This is what he's accused of by some of his critics, that he wants to be like
Sultan Abdul Hamid, one of the last Ottoman emperors who really tried to promote a kind
of Muslim identity as a tool of legitimacy in the late 19th century.
And so that's why I think it's really important to understand more about the Ottoman
past to understand the use and abuse of its history.
politically today, and it's something we could definitely talk with our author in greater detail.

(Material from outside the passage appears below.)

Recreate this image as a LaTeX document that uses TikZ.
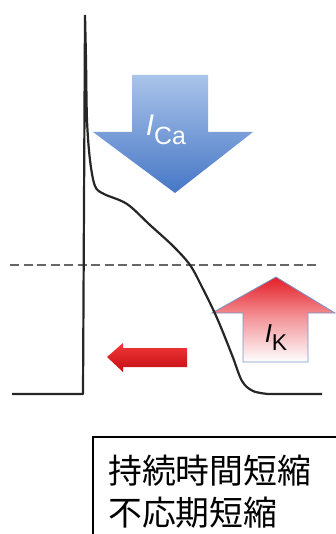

But I think quite apart from religion, which is one important and interesting topic,
the other really main and important theme to discuss here as well is ethnicity and national
identity, because one thing that happened in all of these empires that collapse around the
same time at the end of World War I, sees the end of the Russian Empire, sees the end of
Austro-Hungarian Empire is the assertion of new nationalisms based on ethno-national identities in the
Balkans. It starts with the Greece, you know, with Greek independence in the early mid-19th century,
1830s. And you continue to see the emergence of new nationalist movements that want to have
their own nation-state. And as a response, the modern Turkey that is a republic,
that emerges out of the collapse of the Ottoman Empire at the end of World War I
basically has to refound itself as a Turkish nationalist project out of a multi-ethnic polity.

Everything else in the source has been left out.